Il y a quelques années, on a bâti sur la rive occidentale, aux frais d’une société d’amateurs, une rude et solide construction, en harmonie avec le site d’alentour. C’est une grande salle carrée, dont les épaisses murailles soutiennent une lourde toiture. Les rameaux qui l’environnent et de hautes croisées en plein cintre y laissent tomber une lumière mélancolique. Point de châssis, et conséquemment point de vitres aux fenêtres : des volets massifs et une porte analogue, sans aucune trace de peinture, servent à clore l’édifice pendant la nuit, ou quand la tempête se déchaîne. La couleur noirâtre de la pierre ajoute à la tristesse du monument. Il n’y a pour siéges que des bancs rustiques le long des parois. Juste en face de l’entrée, sous un large manteau, bâille une vaste cheminée qui dévorerait sans peine plusieurs stères de bois. Quand un bûcheron, quand des chasseurs, quand un garde sont surpris par l’obscurité ou le mauvais temps, par la neige ou par une pluie torrentielle, ils trouvent un asile sûr dans le robuste monument. On ferme, si l’on peut, toutes les ouvertures, on roule près de l’âtre un bloc de pierre et on allume un grand feu. Ainsi abrité, on n’a pas à craindre la mort par le froid ou les chutes dans les abîmes, sous l’impulsion de la rafale. On devise, on conte des histoires, on regarde palpiter la flamme au bruit du vent qui siffle à travers les cloisons. Bien qu’il fît un temps superbe, je fus moi-même forcé de me blottir dans un coin. La fatigue de l’ascension m’avait trempé de sueur, et une bise glaciale me gelait sous mon manteau.

Le lac de Mummel ou de la Nixe doit ce nom à une légende populaire.

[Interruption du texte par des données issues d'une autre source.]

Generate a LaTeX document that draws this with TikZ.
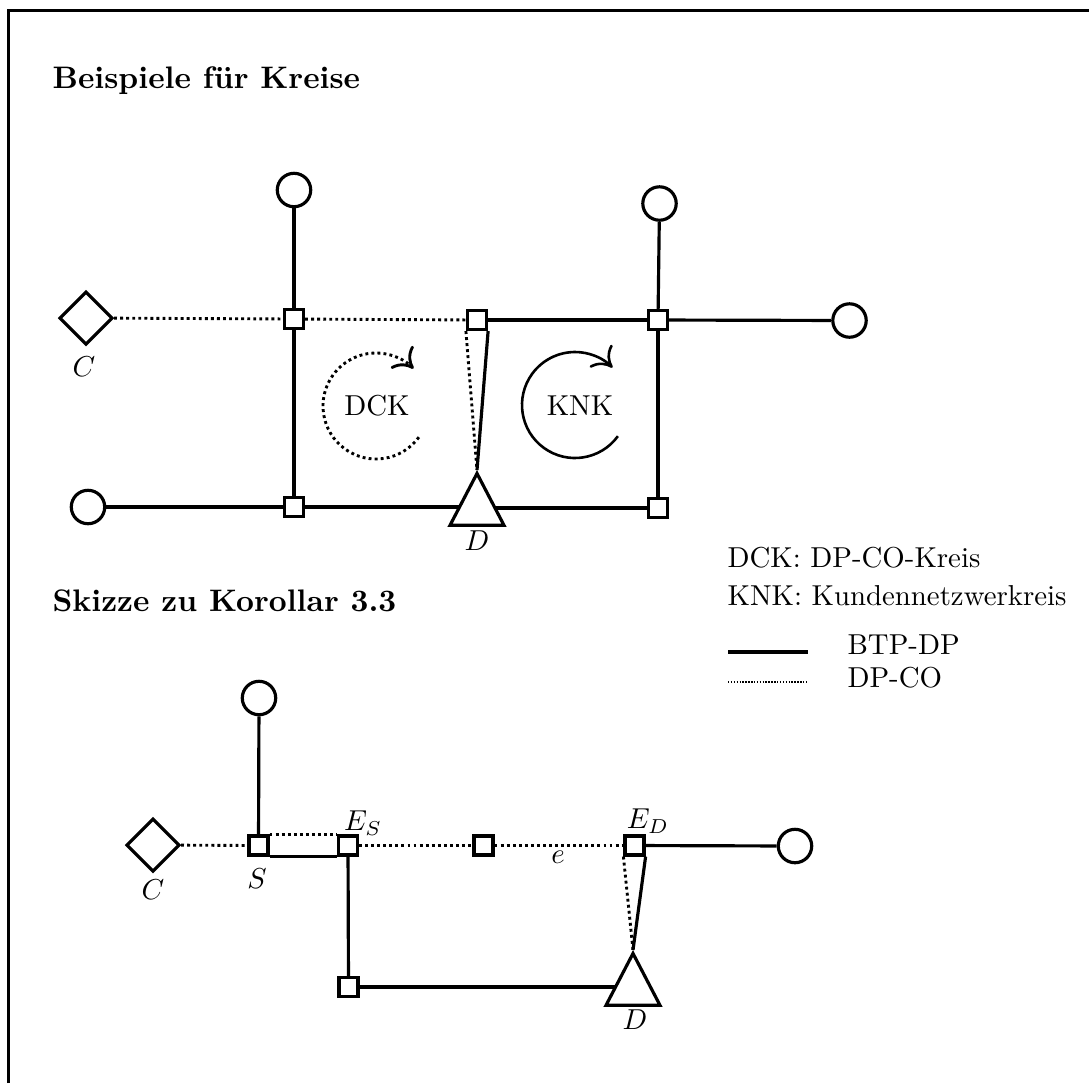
\documentclass[tikz,border=0pt]{standalone}
\usetikzlibrary{shapes.geometric,arrows.meta,backgrounds}
\begin{document}
\begin{tikzpicture}[x = 0.347pt, y = 0.347pt,
  dp/.style = {draw, line width = 1.1pt, fill = white, rectangle, minimum size = 6.6pt, inner sep = 0pt},
  kunde/.style = {draw, line width = 1.1pt, fill = white, circle, minimum size = 11.6pt, inner sep = 0pt},
  co/.style = {draw, line width = 1.1pt, fill = white, diamond, minimum size = 18.5pt, inner sep = 0pt},
  btp/.style = {draw, line width = 1.1pt, fill = white, isosceles triangle, isosceles triangle apex angle = 55, shape border rotate = 90, minimum size = 18pt, inner sep = 0pt},
  btpdp/.style = {line width = 1.1pt},
  dpco/.style = {line width = 1pt, dash pattern = on 1pt off 1.1pt},
  kreis/.style = {line width = 0.9pt, -{To[length = 6pt, width = 11pt]}},
  titel/.style = {anchor = base west, inner sep = 0pt, font = \fontsize{10.8}{13}\selectfont\bfseries},
  txt/.style = {anchor = base west, inner sep = 0pt}]
\useasboundingbox (0, 0) rectangle (1089, -1083);
\draw[line width = 1.2pt] (8.5, -1083) -- (8.5, -10.5) -- (1089, -10.5);
\node[titel] (titel1) at (52, -88) {Beispiele für Kreise};
\node[co] (C) at (86, -318) {};
\node (Clab) at (84, -367) {$C$};
\node[kunde] (K1) at (294, -190) {};
\node[dp] (S1) at (294, -319) {};
\node[dp] (S2) at (477, -320) {};
\node[dp] (S3) at (658, -320) {};
\node[kunde] (K2) at (659.5, -203.5) {};
\node[kunde] (K3) at (849.5, -320.5) {};
\node[kunde] (K4) at (88, -507) {};
\node[dp] (S4) at (294, -507) {};
\node[btp, anchor = apex] (D) at (477, -470) {};
\node (Dlab) at (477, -541) {$D$};
\node[dp] (S5) at (658, -508) {};
\node (DCK) at (377, -406) {DCK};
\node (KNK) at (580, -406) {KNK};
\draw[kreis, dpco] (376, -406) ++(-36:53) arc[start angle = -36, end angle = -315, radius = 53];
\draw[kreis] (575, -405) ++(-36:53) arc[start angle = -36, end angle = -315, radius = 53];
\begin{scope}[on background layer]
\draw[dpco] (C) -- (S1);
\draw[dpco] (S1) -- (S2);
\draw[btpdp] (S2) -- (S3);
\draw[btpdp] (S3) -- (K3);
\draw[btpdp] (K1) -- (S1);
\draw[btpdp] (K2) -- (S3);
\draw[btpdp] (S1) -- (S4);
\draw[btpdp] (S3) -- (S5);
\draw[btpdp] (K4) -- (S4);
\draw[btpdp] (S4) -- (S4 -| D.center);
\draw[btpdp] (S5 -| D.center) -- (S5);
\draw[btpdp] (S2.south east) -- (D.apex);
\draw[dpco] (S2.south west) -- (D.apex);
\end{scope}
\node[txt] (leg1) at (727, -567) {DCK: DP-CO-Kreis};
\node[txt] (leg2) at (727, -605) {KNK: Kundennetzwerkreis};
\coordinate (l1a) at (728, -652);
\coordinate (l1b) at (808, -652);
\draw[btpdp] (l1a) -- (l1b);
\node[txt] (leg3) at (847, -654) {BTP-DP};
\coordinate (l2a) at (728, -682);
\coordinate (l2b) at (808, -682);
\draw[line width = 0.7pt, dash pattern = on 0.5pt off 0.5pt] (l2a) -- (l2b);
\node[txt] (leg4) at (847, -687) {DP-CO};
\node[titel] (titel2) at (52, -611) {Skizze zu Korollar 3.3};
\node[co] (C2) at (153, -845) {};
\node (C2lab) at (153, -890) {$C$};
\node[kunde] (K5) at (259, -698) {};
\node[dp] (S) at (258.5, -845.5) {};
\node (Slab) at (257, -879) {$S$};
\node[dp] (ES) at (348, -845.5) {};
\node (ESlab) at (363, -823) {$E_S$};
\node[dp] (M) at (483.5, -845.5) {};
\node (elab) at (558, -857) {$e$};
\node[dp] (ED) at (634.5, -845.5) {};
\node (EDlab) at (648, -821) {$E_D$};
\node[kunde] (K6) at (795, -846) {};
\node[dp] (B) at (348.5, -987) {};
\node[btp, anchor = apex] (D2) at (633, -950) {};
\node (D2lab) at (635, -1020) {$D$};
\begin{scope}[on background layer]
\draw[dpco] (C2) -- (S);
\draw[btpdp] (K5) -- (S);
\draw[dpco] (S.north east) -- (ES.north west);
\draw[btpdp] (S.south east) -- (ES.south west);
\draw[dpco] (ES) -- (M);
\draw[dpco] (M) -- (ED);
\draw[btpdp] (ED) -- (K6);
\draw[btpdp] (ES) -- (B);
\draw[btpdp] (B) -- (B -| D2.center);
\draw[btpdp] (ED.south east) -- (D2.apex);
\draw[dpco] (ED.south west) -- (D2.apex);
\end{scope}
\end{tikzpicture}
\end{document}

On prétend que plusieurs fées des eaux l’habitaient jadis et traitaient en bonnes voisines les campagnards d’alentour. Elles leur rendaient une foule de petits services, ne leur retirant leur protection que si leurs mœurs devenaient mauvaises. Une de ces douces créatures, qui s’était laissée voir à un jeune pâtre de bonne mine, lui inspira un violent amour. Elle était d’une beauté sans pareille ; son œil affectueux, ses manières engageantes bannissaient la contrainte, exerçaient une invincible attraction ; il n’en fallait pas moins pour tempérer l’effet de sa dignité naturelle. Les deux amants se réunissaient tous les jours dans un massif d’arbustes, où ils causaient familièrement, jusqu’à ce que l’étoile du soir élevât sa lampe au-dessus de l’horizon. Le pasteur jouait avec les beaux cheveux de la fée, qui lui apprenait les plus poétiques chansons et les plus ravissantes ballades. Lorsque le signal du départ brillait à travers les rameaux, elle lui recommandait de ne pas la suivre au bord du lac et de ne point l’y venir chercher, si elle était quelques jours sans paraître. Mais ses avis furent inutiles. Deux fois de suite le berger l’ayant en vain attendue au rendez-vous, son absence lui causa une vive douleur. Ne la voyant point arriver le troisième jour, il fut pris de désespoir et courut sur la grève. Une froide bise troublait la face de l’eau, qui avait l’air de frissonner. Le jeune homme appela d’une voix inquiète l’aimable nixe. Pour toute réponse, un gémissement sortit des profondeurs du lac et une tache de sang parut à la superficie. Que se passait-il sous les flots ? Le berger fut pris d’une sueur froide : un sentiment involontaire le força de retourner chez lui, où il mourut presque aussitôt.